Tuesday, March 28, 2023
About this Event
This session was previously recorded. Watch the video.
Panelists:
Dr. Laura Leibman
Dr. Paola Tartakoff
Moderated by Dr. Mara Benjamin
Mount Holyoke has been the site of hateful acts of antisemitism yet we remain more determined than ever to challenge virulent attacks on our community. This dialogue between scholars of antisemitism and the history of Judeophobia will discuss the current challenges with understanding the roots of antisemitism, efforts to confront and combat hate throughout time and what we must do now to move to a deeper understanding of how we can work collectively to uproot the biases that permeate our national consciousness.

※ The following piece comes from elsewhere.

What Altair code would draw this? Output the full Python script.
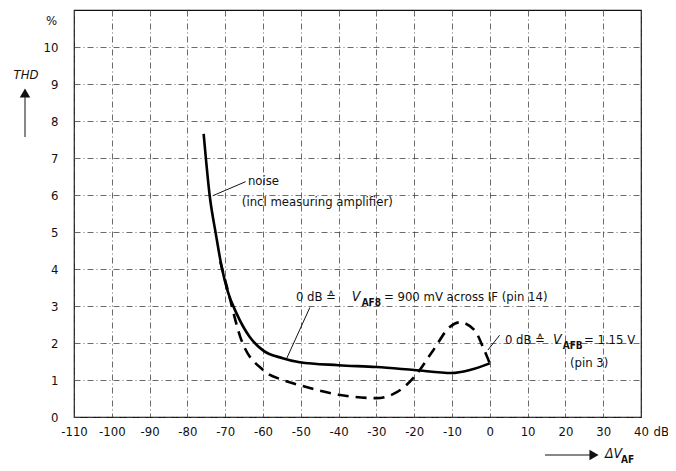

Mara Benjamin is Irene Kaplan Leiwant Professor of Jewish Studies and Chair of Jewish Studies at Mount Holyoke College Professor Benjamin’s research interests center on Jewish ideas and practices in the modern period. Benjamin’s most recent book, The Obligated Self: Maternal Subjectivity and Jewish Thought (Indiana University Press, 2018), investigates the religious dimensions of caring for young children in the context of Jewish thought and tradition. In this book, Benjamin argues that the physical and psychological work of caring for children presents theologically fruitful - but largely unexplored - terrain for feminists. Benjamin argues that child-rearing presents circumstances in which adults confront in vivo the critical theological, existential and ethical questions that lie at the heart of religious thought. Her theological reflection draws Jewish sources from the Talmud to modern philosophy into conversation with the experience of parental caregiving. By centering maternal subjectivity, Benjamin offers resources for transforming Jewish thought. Benjamin’s work on this book was supported by a Fellowship and a Summer Stipend from the National Endowment for the Humanities. The Obligated Self received the American Academy of Religion's 2019 Award for Excellence in the Study of Religion, Constructive-Reflective Studies, and was named as a finalist for the 2018 National Jewish Book Awards in the Women's Studies category.
Laura Arnold Leibman is Professor of English and Humanities at Reed College in Portland, Oregon. Her work focuses on religion and the daily lives of women and children in early America, and uses everyday objects to help bring their stories back to life. She is the author of Indian Converts (U Mass Press, 2008) and Messianism, Secrecy and Mysticism: A New Interpretation of Early American Jewish Life (Vallentine Mitchell, 2012), which won a National Jewish Book Award, a Jordan Schnitzer Book Award from the Association for Jewish Studies, and was selected as one of Choice’s Outstanding Academic Titles for 2013. Laura has been a visiting scholar at Oxford University, Utrecht University, the University of Panama, and the Leon Levy Foundation Professor of Jewish Material Culture at Bard Graduate Center. Known for her scholarship in Digital Humanities, she also served as the Academic Director for the award-winning multimedia public television series American Passages: A Literary Survey (2003). Laura, who earned her PhD from UCLA, is currently at work on a book that uses material culture to trace the history of members of a multiracial family who began their lives as slaves in the Caribbean and became some of the wealthiest Jews in New York.
Paola Tartakoff studies the social and cultural history of Jews and Christians in medieval and early modern Europe. She is particularly interested in conversion to and from Judaism, the medieval and Spanish inquisitions, and ritual murder accusations. Her first book was based on archival research conducted in Catalonia, Aragon, and Valencia. Her current work explores Western Europe and the Mediterranean more broadly.